Race is more than skin deep. Certain racial and ethnic groups are disproportionately affected by different medical conditions owing to differing frequencies of genetic variants. One of the best-known examples is the case of sickle cell disease (SCD). In America, SCD is much more common in Blacks than Whites: 73 out of 1,000 Black births vs 3 out of 1,000 White births are affected. Why? Because possessing just one copy of the SCD-causing allele confers protection against malaria – an obvious adaptive advantage for populations living in sub-Saharan Africa – while 2 copies result in the SCD disease pathology. The past selective advantage of protection against malaria was enough to preserve this allele over time, despite the negative selection it may have inflicted on those carrying 2 alleles.


The physical variations among racial groups pale in comparison to those between the two sexes. Human males and females diverge strikingly in their physical makeup owing to their different roles in sexual reproduction. Beyond the obvious and significant differences in primary sexual anatomy – males produce the comparatively smaller, numerous, motile sperm while females produce the less numerous and larger eggs – the two sexes differ across a number of associated physical capacities. Men are, on average, taller in stature, possess higher lean body mass and muscular strength, and are responsible for much more of society’s violence than women.


If we take self-avowed identity to be the sole criterion of gender or racial authenticity, we risk stepping into an infinite regress of social constructions that begin from nothing and end with nothing. However circuitously, both gender and race must ultimately anchor in physical facts about humans.

Which brings us to point 3: Given our current level of technology, it is not possible to alter racially correlated physical traits, except superficially. With a spray tan and some confidence Rachel Dolezal may have passed as a Black woman for a while, before being found out. Hormone therapy, while it can often achieve dramatic transformations for FTMs, does not accomplish nearly as much for MTFs due to the entrenched disparities in lean body mass, muscular strength, and skeletal shape conferred by testosterone. And neither hormones nor surgery can as yet transfigure ova into sperm (or vice versa) or recreate the intricate functions of the primary sex organs with great success. {snip}

In totality, all the considerations that would rule out the possibility of an authentic racial transition seem to apply equally or even more forcefully in the case of an authentic gender transition. While many may politely address a trans woman as she, to acknowledge their “social transition,” that is quite different from recognizing them as a literal woman.


{snip} Of the various oppressed identity categories within the left’s political coalition, the racially oppressed occupy the most esteemed place. Holding the correct racial membership is thus a valuable moral and political asset, perhaps more so than for any other identity category.

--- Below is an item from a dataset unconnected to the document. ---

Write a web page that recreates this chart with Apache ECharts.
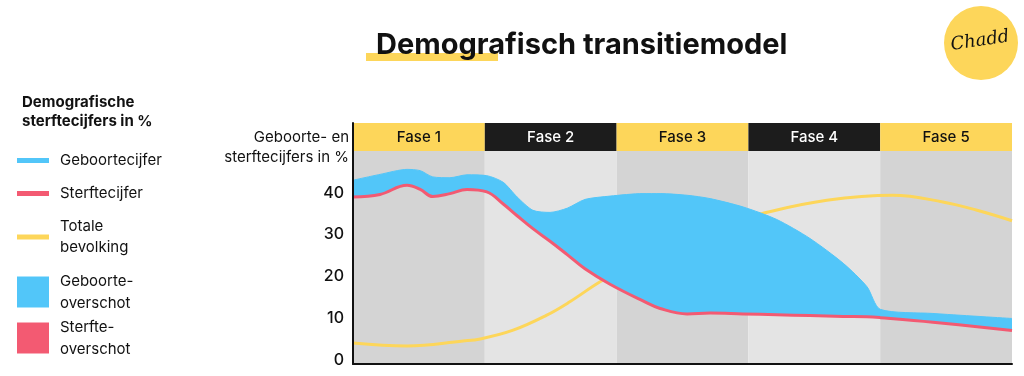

In short, my theory is that individuals cannot be permitted to change their race for the same reason that the Fed cannot permit foreign nations to print US dollars: it would lead to disorder and decline of the reserve currency of oppression.

How would transracialism work in a society in which Asians and Whites are penalized in elite university admissions and the corporate job market, while Blacks and other racial minorities are given state-sanctioned preferential treatment? In pursuit of those same benefits, the savvy and self-interested would quickly start changing their race, eventually devaluing it as a marker of oppression.


The left’s rejection of transracialism is not grounded in some important metaphysical distinction between the concepts of transgender and transracial identity. It is rather purely political considerations that make the former acceptable (even virtuous) and the latter forbidden. The racially oppressed must serve the role of Atlas, holding the entire intersectional system on their shoulders – they represent the one identity category that must remain anchored in immutable physical facts about humans, lest the entire system collapse.